Secondary schools face sharpest cuts to funding since 1970s says thinktank

Secondary schools in England face the steepest cuts to funding since the 1970s, according to analysis by the Institute for Fiscal Studies that reveals differences in spending of nearly £20,000 per pupil during their time in the classroom.

The thinktank’s figures – which forecast a funding cut of 7% per pupil by 2020 – set off calls by teaching unions for the funding freeze to be relaxed, while opposition parties said the government should avoid diverting funds into converting all schools into academies as required by the latest education white paper.

“This backs up what our members have been saying. With flat cash education spending at a time of rising costs, school budgets are being pushed to breaking point,” said Russell Hobby, the general secretary of the National Association of Head Teachers.

The IFS researchers said that in real terms school budgets will still be about 50% higher than they were in 2001, before the last Labour government’s substantial investment in schools.
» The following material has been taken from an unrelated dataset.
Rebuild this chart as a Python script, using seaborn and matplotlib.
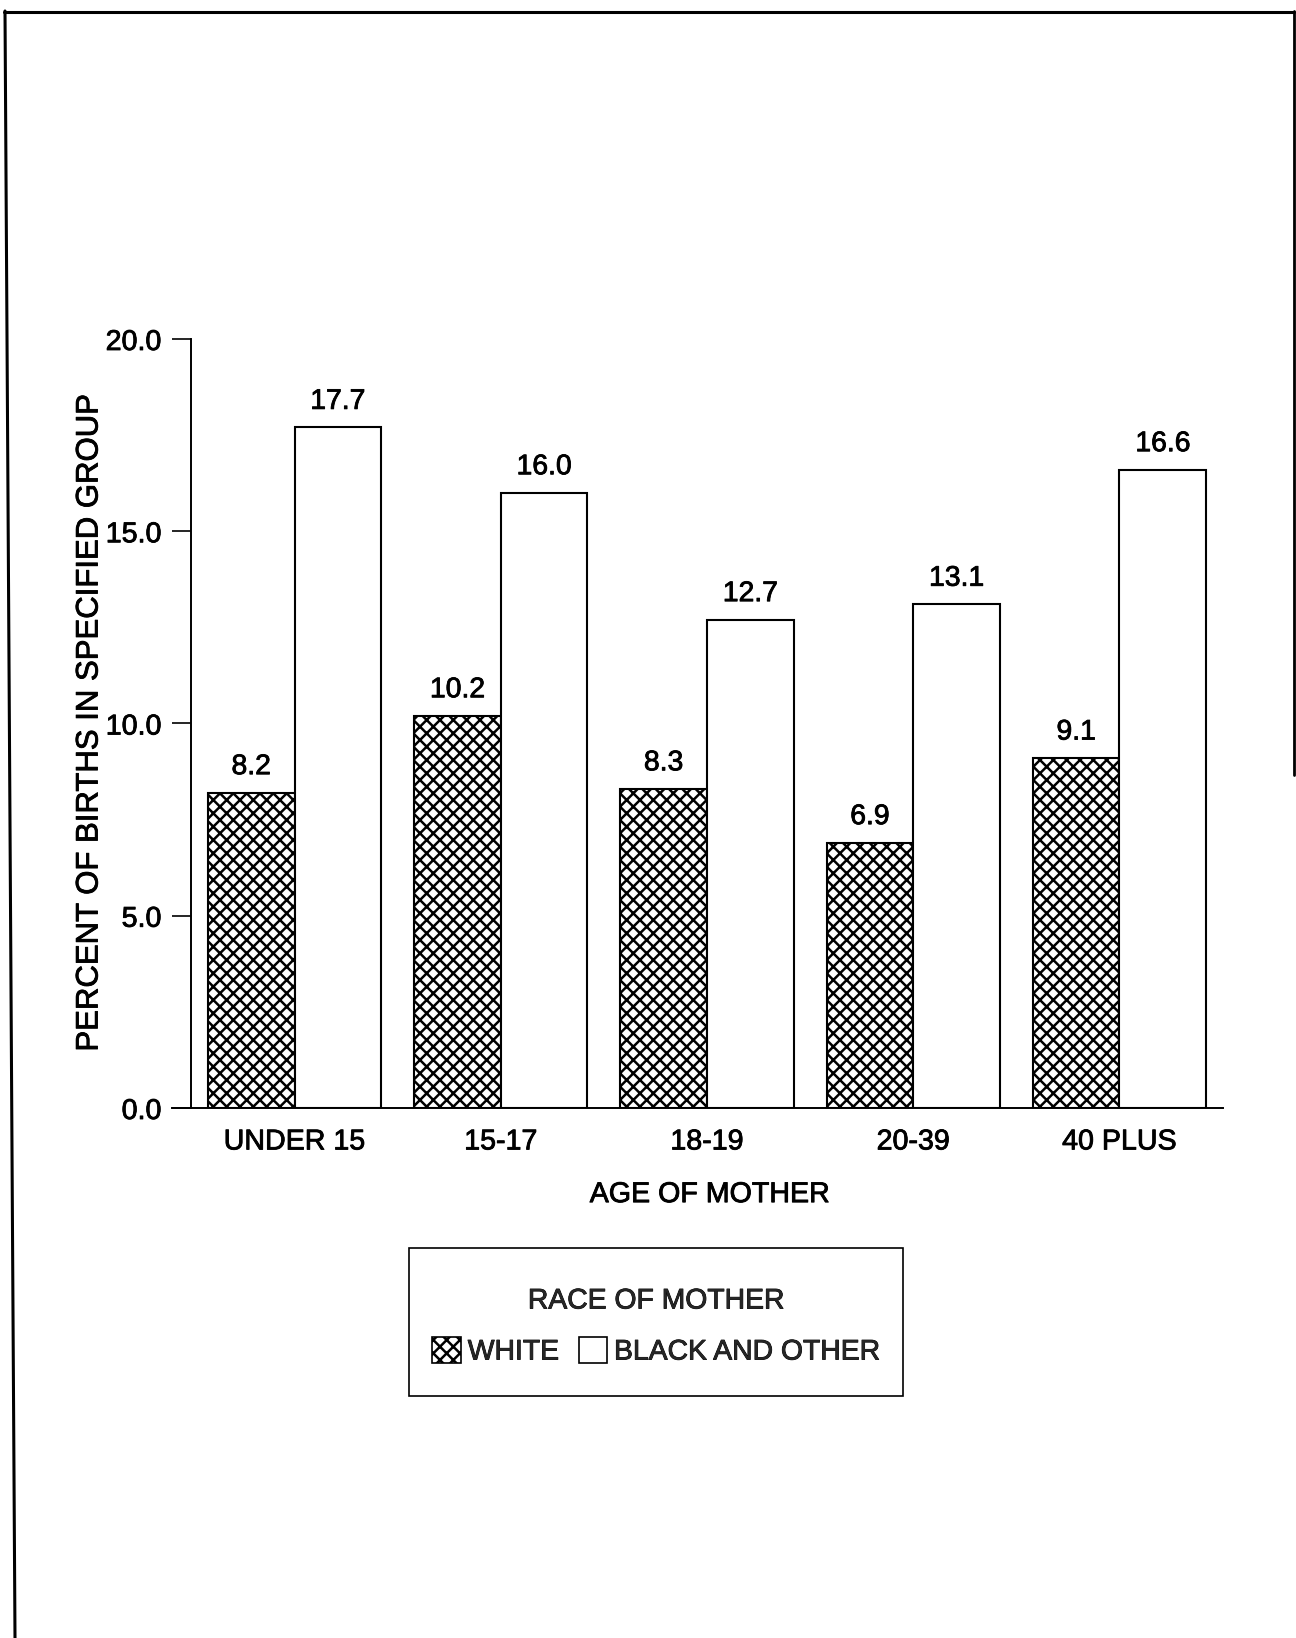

Lucy Powell, the shadow education secretary, said: “Parents will be very surprised to learn that schools’ budgets face real cuts after the prime minister personally promised to protect their budgets at the last election. These cuts will have a huge impact on standards and outcomes.

Secondary schools face sharpest cuts to funding since 1970s, says thinktank

“This government’s costly reorganisation of our schools system, forcing every primary and secondary school to become an academy by 2022, will remove even more money, time and effort away from where the focus in schools should be – on raising standards.”

A Conservative spokesperson responded: “Lucy Powell obviously can’t remember her party’s election pledge on school spending, which failed to take account of a rapid increase in pupil numbers, meaning they would have overseen a significant cut in the amount of money schools would have received per child.

“And the Labour party’s lack of financial credibility and economic illiteracy would have put funding for schools at risk.

“By contrast, despite taking the difficult decision to reduce the deficit and making savings across Whitehall, we have been able to protect the schools budget in real terms, so that as pupil numbers increase, so too will the amount of money in our schools.”